As the wave of quarterly financial results by Kenyan banks stream in this month, the banking industry appears to have recovered from the early effects of the Covid-19 pandemic.
Absa Bank, Kenya’s fifth-largest bank with assets of Kshs 398 billion ($3.6 billion), released its results, showing a 5x growth in pre-tax profits in the half-year, from 1.6 billion last June to 8.0 billion in June 2021. In the half-year period, it made provisions of Kshs 1.9 billion compared to Kshs 5.3 billion last June. Overall, loans have grown from Kshs 202 to 219 billion (8%) while deposits have grown from Kshs 249 to 264 billion, representing a loan-to-deposit ratio of 83%.
The banking industry made many responses to Covid-19, including reducing digital bank charges and restructuring customer loans. Absa restructured 59,000 loans worth Kshs 62 billion, representing 30% of its balance sheet.
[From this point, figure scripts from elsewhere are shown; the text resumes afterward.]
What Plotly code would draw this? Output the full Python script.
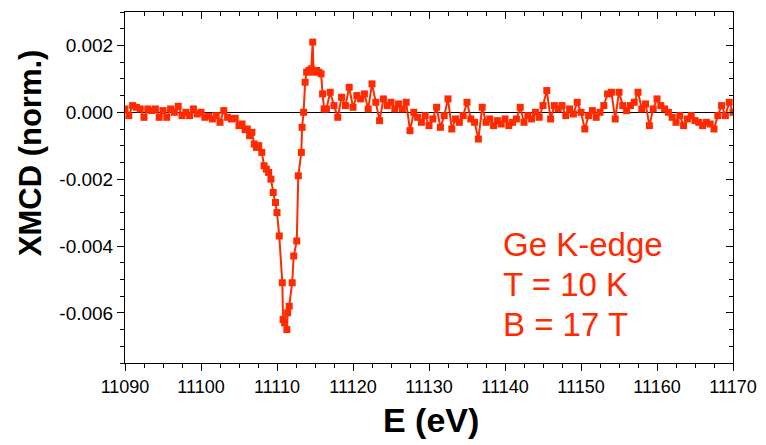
import plotly.graph_objects as go

# ---- data (Ge K-edge XMCD) ----
energy = [
    # pre-edge
    11090.0, 11090.5, 11091.0, 11091.5, 11092.0, 11092.5, 11093.0, 11093.5, 11094.0, 11094.5,
    11095.0, 11095.5, 11096.0, 11096.5, 11097.0, 11097.5, 11098.0, 11098.5, 11099.0, 11099.5,
    11100.0, 11100.5, 11101.0, 11101.5, 11102.0, 11102.5, 11103.0, 11103.5, 11104.0,
    # edge
    11104.5, 11105.0, 11105.4, 11105.8, 11106.1, 11106.4, 11106.7, 11107.0, 11107.3, 11107.6,
    11108.0, 11108.3, 11108.6, 11108.9, 11109.2, 11109.5, 11109.8, 11110.0, 11110.3, 11110.7,
    11110.8, 11111.0, 11111.3, 11111.4, 11111.6, 11112.0, 11112.2, 11112.6, 11112.8, 11113.2,
    11113.3, 11113.5, 11113.7, 11113.9, 11114.2, 11114.5, 11114.7, 11114.8, 11115.2, 11115.5,
    11115.8, 11116.0, 11116.2,
    # post-edge
    11116.5, 11117.0, 11117.5, 11118.0, 11118.5, 11119.0, 11119.5, 11120.0, 11120.5, 11121.0,
    11121.5, 11122.0, 11122.5, 11123.0, 11123.5, 11124.0, 11124.5, 11125.0, 11125.5, 11126.0,
    11126.5, 11127.0, 11127.5, 11128.0, 11128.5, 11129.0, 11129.5, 11130.0, 11130.5, 11131.0,
    11131.5, 11132.0, 11132.5, 11133.0, 11133.5, 11134.0, 11134.5, 11135.0, 11135.5, 11136.0,
    11136.5, 11137.0, 11137.5, 11138.0, 11138.5, 11139.0, 11139.5, 11140.0, 11140.5, 11141.0,
    11141.5, 11142.0, 11142.5, 11143.0, 11143.5, 11144.0, 11144.5, 11145.0, 11145.5, 11146.0,
    11146.5, 11147.0, 11147.5, 11148.0, 11148.5, 11149.0, 11149.5, 11150.0, 11150.5, 11151.0,
    11151.5, 11152.0, 11152.5, 11153.0, 11153.5, 11154.0, 11154.5, 11155.0, 11155.5, 11156.0,
    11156.5, 11157.0, 11157.5, 11158.0, 11158.5, 11159.0, 11159.5, 11160.0, 11160.5, 11161.0,
    11161.5, 11162.0, 11162.5, 11163.0, 11163.5, 11164.0, 11164.5, 11165.0, 11165.5, 11166.0,
    11166.5, 11167.0, 11167.5, 11168.0, 11168.5, 11169.0, 11169.5, 11170.0,
]

xmcd = [
    # pre-edge
    0.00010, -0.00010, 0.00020, 0.00015, 0.00010, -0.00015, 0.00010, 0.00005, 0.00010, -0.00015,
    0.00005, -0.00015, 0.00010, 0.00000, 0.00018, -0.00010, 0.00000, -0.00010, 0.00010, -0.00005,
    0.00000, -0.00015, -0.00012, -0.00020, -0.00010, -0.00030, 0.00005, -0.00015, -0.00020,
    # edge
    -0.00018, -0.00040, -0.00035, -0.00052, -0.00050, -0.00070, -0.00060, -0.00095, -0.00105, -0.00100,
    -0.00120, -0.00160, -0.00170, -0.00180, -0.00200, -0.00240, -0.00270, -0.00300, -0.00370, -0.00510,
    -0.00620, -0.00630, -0.00650, -0.00600, -0.00580, -0.00510, -0.00430, -0.00385, -0.00190, -0.00120,
    -0.00045, 0.00000, 0.00090, 0.00120, 0.00125, 0.00130, 0.00210, 0.00120, 0.00125, 0.00120,
    0.00115, 0.00055, 0.00010,
    # post-edge
    0.00010, 0.00060, 0.00020, -0.00015, 0.00045, 0.00020, 0.00075, 0.00015, 0.00050, 0.00040,
    0.00055, 0.00010, 0.00085, 0.00030, -0.00025, 0.00040, 0.00020, 0.00030, 0.00010, 0.00025,
    0.00010, 0.00030, -0.00055, 0.00000, -0.00015, -0.00030, -0.00010, -0.00040, -0.00020, 0.00015,
    -0.00045, -0.00010, 0.00040, -0.00050, -0.00020, -0.00030, -0.00010, 0.00030, -0.00020, -0.00030,
    -0.00080, 0.00015, -0.00030, -0.00020, -0.00040, -0.00025, -0.00035, -0.00020, -0.00040, -0.00030,
    -0.00020, 0.00015, -0.00030, -0.00010, -0.00020, 0.00000, -0.00015, 0.00020, 0.00065, -0.00020,
    0.00020, 0.00010, 0.00020, -0.00010, 0.00010, -0.00005, 0.00030, 0.00000, -0.00050, -0.00010,
    0.00005, -0.00015, 0.00000, 0.00020, 0.00055, 0.00060, -0.00020, 0.00060, 0.00020, 0.00005,
    0.00020, 0.00030, 0.00060, 0.00010, 0.00025, -0.00040, 0.00010, 0.00040, 0.00020, 0.00010,
    0.00000, -0.00015, -0.00030, -0.00010, -0.00040, -0.00020, -0.00010, -0.00025, -0.00030, -0.00040,
    -0.00030, -0.00035, -0.00050, -0.00010, 0.00020, -0.00010, 0.00030, 0.00000,
]

y_tickvals = [-0.006, -0.004, -0.002, 0.000, 0.002]
y_ticktext = ["-0.006", "-0.004", "-0.002", "0.000", "0.002"]
label_lines = ["Ge K-edge", "T = 10 K", "B = 17 T"]

RED = "#FF2A00"
x_range = [11090, 11170]
y_range = [-0.0075, 0.003]

fig = go.Figure()
fig.add_trace(go.Scatter(
    x=energy, y=xmcd, mode="lines+markers",
    line=dict(color=RED, width=2),
    marker=dict(symbol="square", size=7, color=RED, line=dict(width=0)),
    showlegend=False,
))
# empty trace so the top/right tick axes get drawn
fig.add_trace(go.Scatter(x=[], y=[], xaxis="x2", yaxis="y2", showlegend=False))

# page body has an 8px margin, so the figure is 8px smaller and margins shifted
fig.update_layout(
    width=758, height=437,
    margin=dict(l=117, r=33, t=4, b=82),
    paper_bgcolor="white", plot_bgcolor="white",
    font=dict(family="Arial", color="black"),
    xaxis=dict(
        range=x_range, tick0=11090, dtick=10, ticks="outside", ticklen=7,
        tickcolor="black", showline=True, linecolor="black", linewidth=1,
        mirror=True, showgrid=False, zeroline=False,
        tickfont=dict(size=18), tickformat="d",
        minor=dict(dtick=2.5, ticks="outside", ticklen=4, tickcolor="black"),
    ),
    yaxis=dict(
        range=y_range, tickvals=y_tickvals, ticktext=y_ticktext,
        ticks="outside", ticklen=7, tickcolor="black",
        showline=True, linecolor="black", linewidth=1, mirror=True,
        showgrid=False, zeroline=True, zerolinecolor="black", zerolinewidth=1,
        tickfont=dict(size=19),
        minor=dict(tick0=0, dtick=0.0005, ticks="outside", ticklen=4, tickcolor="black"),
    ),
    xaxis2=dict(
        overlaying="x", side="top", range=x_range, tick0=11090, dtick=10,
        ticks="inside", ticklen=7, tickcolor="black", showticklabels=False,
        showgrid=False, zeroline=False, showline=False,
        minor=dict(dtick=2.5, ticks="inside", ticklen=4, tickcolor="black"),
    ),
    yaxis2=dict(
        overlaying="y", side="right", range=y_range, tickvals=y_tickvals,
        ticks="inside", ticklen=7, tickcolor="black", showticklabels=False,
        showgrid=False, zeroline=False, showline=False,
        minor=dict(tick0=0, dtick=0.0005, ticks="inside", ticklen=4, tickcolor="black"),
    ),
)

# axis titles
fig.add_annotation(text="<b>XMCD (norm.)</b>", xref="paper", yref="paper",
                   x=-0.156, y=0.598, textangle=-90, showarrow=False,
                   xanchor="center", yanchor="middle",
                   font=dict(size=31, family="Arial", color="black"))
fig.add_annotation(text="<b>E (eV)</b>", xref="paper", yref="paper",
                   x=0.503, y=-0.162, showarrow=False,
                   xanchor="center", yanchor="middle",
                   font=dict(size=34, family="Arial", color="black"))

# sample label
for txt, yy in zip(label_lines, [0.337, 0.223, 0.109]):
    fig.add_annotation(text=txt, xref="paper", yref="paper", x=0.618, y=yy,
                       showarrow=False, xanchor="left", yanchor="middle",
                       font=dict(size=33, family="Arial", color=RED))

fig.write_html("out.html")
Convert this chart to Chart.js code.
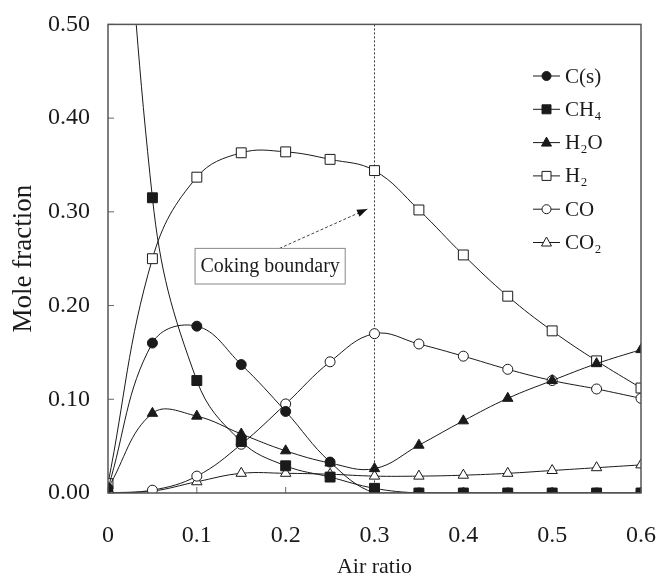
<!DOCTYPE html>
<html lang="en">
<head>
    <meta charset="UTF-8">
    <title>Mole fraction vs air ratio</title>
    <script src="https://cdn.jsdelivr.net/npm/chart.js"></script>
    <style>
        body {
            margin: 0;
            padding: 0;
            background-color: #ffffff;
        }

        .chart-box {
            width: 660px;
            height: 578px;
        }
    </style>
</head>
<body>
    <div class="chart-box">
        <canvas id="moleChart" width="660" height="578"></canvas>
    </div>

    <script>
        // Air ratio (x values)
        const airRatio = [0, 0.05, 0.1, 0.15, 0.2, 0.25, 0.3, 0.35, 0.4, 0.45, 0.5, 0.55, 0.6];

        // Mole fractions
        const carbon = [0.005, 0.160, 0.178, 0.137, 0.087, 0.033, 0.000, 0, 0, 0, 0, 0, 0];
        const methane = [1.0, 0.315, 0.120, 0.055, 0.029, 0.017, 0.005, 0, 0, 0, 0, 0, 0];
        const water = [0.005, 0.085, 0.082, 0.063, 0.045, 0.032, 0.026, 0.051, 0.077, 0.101, 0.120, 0.138, 0.153];
        const hydrogen = [0.010, 0.250, 0.337, 0.363, 0.364, 0.356, 0.344, 0.302, 0.254, 0.210, 0.173, 0.141, 0.112];
        const carbonMonoxide = [0.000, 0.003, 0.018, 0.052, 0.095, 0.140, 0.170, 0.159, 0.146, 0.132, 0.120, 0.111, 0.101];
        const carbonDioxide = [0.000, 0.002, 0.012, 0.021, 0.021, 0.020, 0.018, 0.018, 0.019, 0.021, 0.024, 0.027, 0.030];

        const seriesNames = ['C(s)', 'CH₄', 'H₂O', 'H₂', 'CO', 'CO₂'];

        // Axis ticks
        const xTicks = [0, 0.1, 0.2, 0.3, 0.4, 0.5, 0.6];
        const xTickLabels = ['0', '0.1', '0.2', '0.3', '0.4', '0.5', '0.6'];
        const yTicks = [0, 0.1, 0.2, 0.3, 0.4, 0.5];
        const yTickLabels = ['0.00', '0.10', '0.20', '0.30', '0.40', '0.50'];

        // Coking boundary
        const cokingBoundary = 0.3;
        const cokingLabel = 'Coking boundary';

        const serif = "'Liberation Serif', 'Times New Roman', serif";
        const ink = '#1a1a1a';

        // marker look per series: [pointStyle, filled]
        const markers = [
            ['circle', true],
            ['rect', true],
            ['triangle', true],
            ['rect', false],
            ['circle', false],
            ['triangle', false]
        ];
        const seriesData = [carbon, methane, water, hydrogen, carbonMonoxide, carbonDioxide];

        function pointSize(style) {
            if (style === 'rect') return 7;
            if (style === 'triangle') return 6;
            return 5;
        }

        const datasets = seriesData.map((values, i) => ({
            label: seriesNames[i],
            data: airRatio.map((x, j) => ({ x: x, y: values[j] })),
            borderColor: ink,
            borderWidth: 1,
            tension: 0.4,
            pointStyle: markers[i][0],
            pointRadius: pointSize(markers[i][0]),
            pointBackgroundColor: markers[i][1] ? ink : '#ffffff',
            pointBorderColor: ink,
            pointBorderWidth: 1
        }));

        // frame, inside ticks, coking boundary line + label, legend
        const decorations = {
            id: 'decorations',
            beforeDatasetsDraw(chart) {
                const ctx = chart.ctx;
                const area = chart.chartArea;
                const xs = chart.scales.x;
                const ys = chart.scales.y;
                ctx.save();

                // dotted coking boundary
                const bx = xs.getPixelForValue(cokingBoundary);
                ctx.strokeStyle = '#333';
                ctx.lineWidth = 1;
                ctx.setLineDash([2, 2]);
                ctx.beginPath();
                ctx.moveTo(bx, area.top);
                ctx.lineTo(bx, area.bottom);
                ctx.stroke();
                ctx.setLineDash([]);

                // inside tick marks
                ctx.strokeStyle = '#666';
                ctx.lineWidth = 1;
                ctx.beginPath();
                xTicks.forEach(v => {
                    const px = xs.getPixelForValue(v);
                    ctx.moveTo(px, area.bottom);
                    ctx.lineTo(px, area.bottom - 6);
                });
                yTicks.forEach(v => {
                    const py = ys.getPixelForValue(v);
                    ctx.moveTo(area.left, py);
                    ctx.lineTo(area.left + 6, py);
                });
                ctx.stroke();
                ctx.restore();
            },
            afterDatasetsDraw(chart) {
                const ctx = chart.ctx;
                const area = chart.chartArea;
                const xs = chart.scales.x;
                const ys = chart.scales.y;
                ctx.save();

                // frame
                ctx.strokeStyle = '#555';
                ctx.lineWidth = 1.5;
                ctx.strokeRect(area.left, area.top, area.right - area.left, area.bottom - area.top);

                // arrow from label box to boundary
                const ax0 = xs.getPixelForValue(0.193), ay0 = ys.getPixelForValue(0.261);
                const ax1 = xs.getPixelForValue(0.292), ay1 = ys.getPixelForValue(0.303);
                ctx.strokeStyle = '#444';
                ctx.lineWidth = 1;
                ctx.setLineDash([3, 2]);
                ctx.beginPath();
                ctx.moveTo(ax0, ay0);
                ctx.lineTo(ax1, ay1);
                ctx.stroke();
                ctx.setLineDash([]);
                const ang = Math.atan2(ay1 - ay0, ax1 - ax0);
                ctx.fillStyle = '#111';
                ctx.beginPath();
                ctx.moveTo(ax1, ay1);
                ctx.lineTo(ax1 - 11 * Math.cos(ang - 0.35), ay1 - 11 * Math.sin(ang - 0.35));
                ctx.lineTo(ax1 - 11 * Math.cos(ang + 0.35), ay1 - 11 * Math.sin(ang + 0.35));
                ctx.closePath();
                ctx.fill();

                // label box
                const bl = xs.getPixelForValue(0.098), br = xs.getPixelForValue(0.267);
                const bt = ys.getPixelForValue(0.261), bb = ys.getPixelForValue(0.223);
                ctx.fillStyle = '#ffffff';
                ctx.fillRect(bl, bt, br - bl, bb - bt);
                ctx.strokeStyle = '#888';
                ctx.lineWidth = 1;
                ctx.strokeRect(bl, bt, br - bl, bb - bt);
                ctx.fillStyle = ink;
                ctx.font = '20px ' + serif;
                ctx.textAlign = 'center';
                ctx.textBaseline = 'middle';
                ctx.fillText(cokingLabel, (bl + br) / 2, (bt + bb) / 2 + 1);

                // legend
                const lx = 533, ly = 76, step = 33.3;
                ctx.textAlign = 'left';
                ctx.font = '21px ' + serif;
                seriesNames.forEach((name, i) => {
                    const y = ly + i * step;
                    ctx.strokeStyle = ink;
                    ctx.lineWidth = 1;
                    ctx.beginPath();
                    ctx.moveTo(lx, y);
                    ctx.lineTo(lx + 27, y);
                    ctx.stroke();
                    const cx = lx + 13.5;
                    const style = markers[i][0];
                    ctx.fillStyle = markers[i][1] ? ink : '#ffffff';
                    ctx.beginPath();
                    if (style === 'circle') {
                        ctx.arc(cx, y, 4.5, 0, Math.PI * 2);
                    } else if (style === 'rect') {
                        ctx.rect(cx - 4.5, y - 4.5, 9, 9);
                    } else {
                        ctx.moveTo(cx, y - 5.5);
                        ctx.lineTo(cx + 5, y + 3.5);
                        ctx.lineTo(cx - 5, y + 3.5);
                        ctx.closePath();
                    }
                    ctx.fill();
                    ctx.stroke();
                    ctx.fillStyle = ink;
                    ctx.fillText(name, lx + 32, y + 1);
                });
                ctx.restore();
            }
        };

        new Chart(document.getElementById('moleChart'), {
            type: 'line',
            data: { datasets: datasets },
            options: {
                responsive: false,
                animation: false,
                layout: { padding: { top: 15, right: 1, left: 0, bottom: 0 } },
                plugins: {
                    legend: { display: false },
                    tooltip: { enabled: false }
                },
                scales: {
                    x: {
                        type: 'linear',
                        min: 0,
                        max: 0.6,
                        afterFit(scale) {
                            scale.height = 85;
                            scale.paddingRight = 19;
                            scale.paddingLeft = 0;
                        },
                        afterBuildTicks(scale) { scale.ticks = xTicks.map(v => ({ value: v })); },
                        grid: { display: false },
                        border: { display: false },
                        ticks: {
                            padding: 20,
                            color: ink,
                            font: { family: serif, size: 24 },
                            callback: (v) => xTickLabels[xTicks.indexOf(v)]
                        },
                        title: {
                            display: true,
                            text: 'Air ratio',
                            color: ink,
                            font: { family: serif, size: 22, lineHeight: 1 },
                            padding: { top: 0, bottom: 0 }
                        }
                    },
                    y: {
                        min: 0,
                        max: 0.5,
                        afterFit(scale) { scale.width = 108; },
                        afterBuildTicks(scale) { scale.ticks = yTicks.map(v => ({ value: v })); },
                        grid: { display: false },
                        border: { display: false },
                        ticks: {
                            padding: 10,
                            color: ink,
                            font: { family: serif, size: 24 },
                            callback: (v) => yTickLabels[yTicks.indexOf(v)]
                        },
                        title: {
                            display: true,
                            text: 'Mole fraction',
                            color: ink,
                            font: { family: serif, size: 27, lineHeight: 1 },
                            padding: { top: 10, bottom: 0 }
                        }
                    }
                }
            },
            plugins: [decorations]
        });
    </script>
</body>
</html>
Absa Kenya’s Managing Director, Jeremy Awori, said it had been a good initiative to work with customers as, by June 2021, 94% of the loans have resumed repayments and the bank’s non-performing asset levels were down to below the industry average of 14%.
In the last seven years, the bank had doubled the size of its balance sheet, navigated the re-branding from Barclays to Absa, and brought down its cost to income ratio from 53% to 45%.
Absa will optimize costs through technology to improve banking services. In 2021, it will invest Kshs 1.6 billion in technology initiatives; they have already launched WhatsApp banking and will upgrade the Timiza digital banking platform, expand agency banking, automate securities trading and increase cash deposit ATMs and rollout of contactless cards.
Going forward, Absa Kenya management expects that, with the built-up strong capital and liquidity, the bank will be in a good position to pay a dividend to the shareholders at the end of the year which they missed last year.